Copy exactly, and only, the lines below from the first through the one containing "y_ticks = [0, 20, 40, 60, 80, 100]", both included; pictures are omitted.

== Supplied information ==
--------------------

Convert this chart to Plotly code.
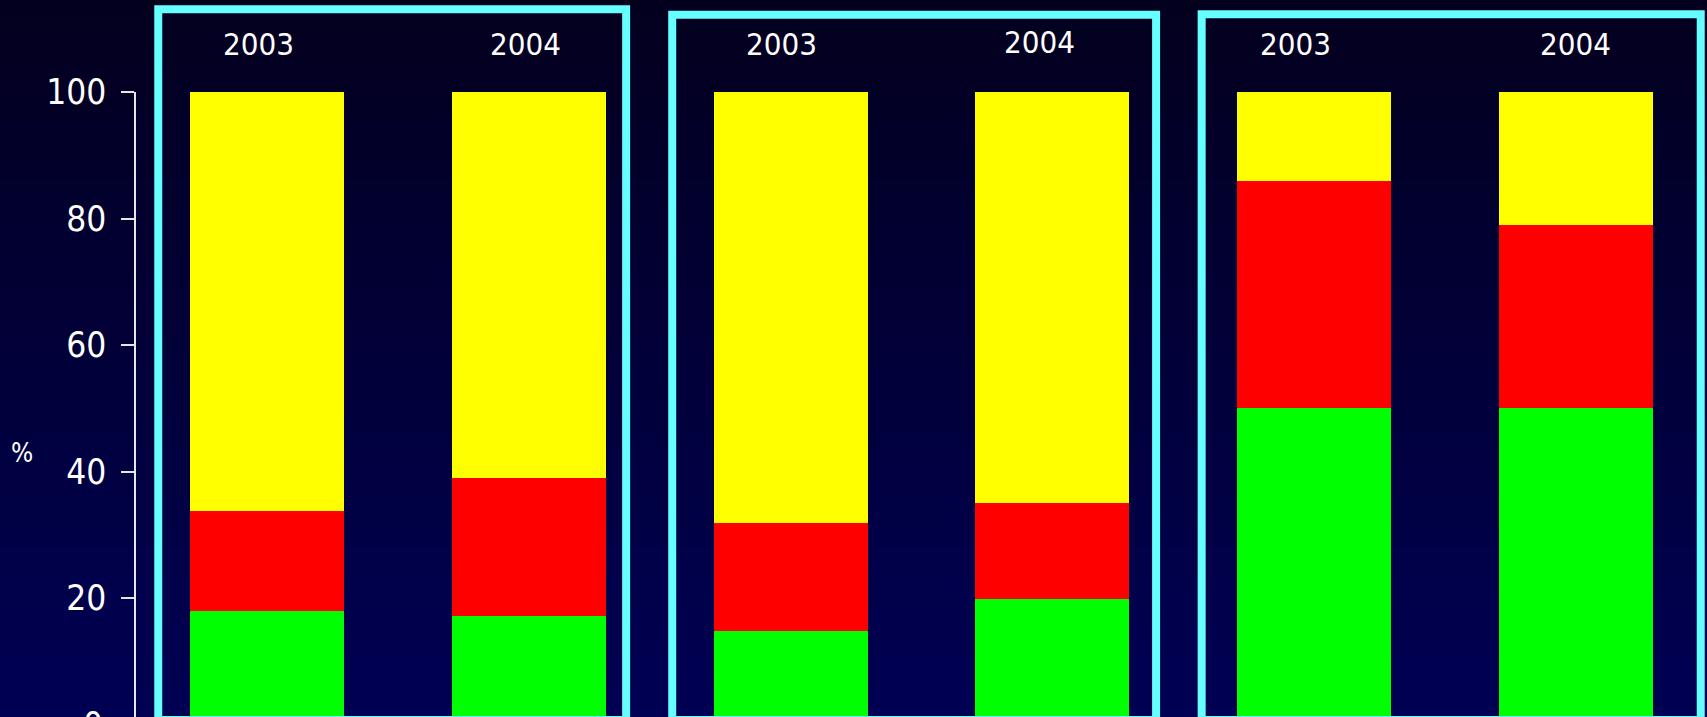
import plotly.graph_objects as go

# Three panels, each comparing 2003 with 2004 (percent shares, stacked to 100)
years = ["2003", "2004", "2003", "2004", "2003", "2004"]
green_pct = [18.0, 17.2, 14.8, 19.9, 50.0, 50.0]
red_pct = [15.8, 21.7, 17.1, 15.1, 36.0, 29.0]
yellow_pct = [66.2, 61.1, 68.1, 65.0, 14.0, 21.0]
y_ticks = [0, 20, 40, 60, 80, 100]

W, H = 1707, 717
ML, MT = 136, 92
PLOT_H = H - MT
PX_PER_UNIT = 6.325
Y_MIN = 100 - PLOT_H / PX_PER_UNIT

FONT = "DejaVu Sans Condensed, Noto Sans, sans-serif"
CYAN = "#66FFFF"

x = list(range(len(years)))
fig = go.Figure()
for vals, col in [(green_pct, "#00FF00"), (red_pct, "#FF0000"), (yellow_pct, "#FFFF00")]:
    fig.add_trace(go.Bar(x=x, y=vals, marker=dict(color=col, line=dict(width=0)),
                         width=0.588, showlegend=False, hoverinfo="skip"))


def px_to_paper_y(py):
    return (H - py) / PLOT_H


def px_to_paper_x(px):
    return (px - ML) / (W - ML)


shapes = []
# vertical background gradient, dark navy at the top to deeper blue at the bottom
n_bands = 80
top_rgb, bot_rgb = (3, 0, 30), (0, 0, 84)
band = H / n_bands
for k in range(n_bands):
    t = (k + 0.5) / n_bands
    c = tuple(round(a + (b - a) * t) for a, b in zip(top_rgb, bot_rgb))
    shapes.append(dict(type="rect", xref="paper", yref="paper",
                       x0=px_to_paper_x(0), x1=px_to_paper_x(W),
                       y0=px_to_paper_y((k + 1) * band + 0.5), y1=px_to_paper_y(k * band - 0.5),
                       fillcolor="rgb(%d,%d,%d)" % c, line=dict(width=0), layer="below"))

# cyan frames round each pair of bars (x in category units, top in pixels)
frames = [(-0.415, 1.372, 9.3), (1.548, 3.396, 14.7), (3.570, 5.476, 14.3)]
for x0, x1, top in frames:
    shapes.append(dict(type="rect", xref="x", yref="paper", x0=x0, x1=x1,
                       y0=px_to_paper_y(720), y1=px_to_paper_y(top),
                       line=dict(color=CYAN, width=8), fillcolor="rgba(0,0,0,0)",
                       layer="above"))

annotations = []
# year captions above the bars
year_dx = [-8, -3.5, -9, -13, -18.5, -1]
year_y = [44, 44, 44, 42, 44, 44]
for i, (lab, dx, yy) in enumerate(zip(years, year_dx, year_y)):
    annotations.append(dict(x=i, xref="x", y=px_to_paper_y(yy), yref="paper",
                            text=lab, showarrow=False, xshift=dx,
                            font=dict(family=FONT, size=31, color="white"),
                            xanchor="center", yanchor="middle"))
# axis unit
annotations.append(dict(x=px_to_paper_x(22), xref="paper", y=px_to_paper_y(453), yref="paper",
                        text="%", showarrow=False,
                        font=dict(family=FONT, size=26, color="white"),
                        xanchor="center", yanchor="middle"))
# zero label sits just below the visible area
annotations.append(dict(x=px_to_paper_x(105), xref="paper",
                        y=px_to_paper_y(724.8), yref="paper",
                        text=str(y_ticks[0]), showarrow=False,
                        font=dict(family=FONT, size=35, color="white"),
                        xanchor="right", yanchor="middle"))

fig.update_layout(
    width=W, height=H,
    margin=dict(l=ML, r=0, t=MT, b=0, pad=0),
    barmode="stack",
    paper_bgcolor="#020028",
    plot_bgcolor="rgba(0,0,0,0)",
    shapes=shapes,
    annotations=annotations,
    xaxis=dict(range=[-0.5, 5.5], showticklabels=False, showgrid=False,
               zeroline=False, showline=False, ticks=""),
    yaxis=dict(range=[Y_MIN, 100], tickvals=y_ticks, showgrid=False, zeroline=False,
               showline=True, linecolor="#e6e6e6", linewidth=1.5,
               ticks="outside", ticklen=13, tickwidth=1.5, tickcolor="#e6e6e6",
               ticklabelstandoff=8,
               tickfont=dict(family=FONT, size=35, color="white")),
)

fig.write_html("out.html")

--------------------

== The output ==
Convert this chart to Plotly code.
import plotly.graph_objects as go

# Three panels, each comparing 2003 with 2004 (percent shares, stacked to 100)
years = ["2003", "2004", "2003", "2004", "2003", "2004"]
green_pct = [18.0, 17.2, 14.8, 19.9, 50.0, 50.0]
red_pct = [15.8, 21.7, 17.1, 15.1, 36.0, 29.0]
yellow_pct = [66.2, 61.1, 68.1, 65.0, 14.0, 21.0]
y_ticks = [0, 20, 40, 60, 80, 100]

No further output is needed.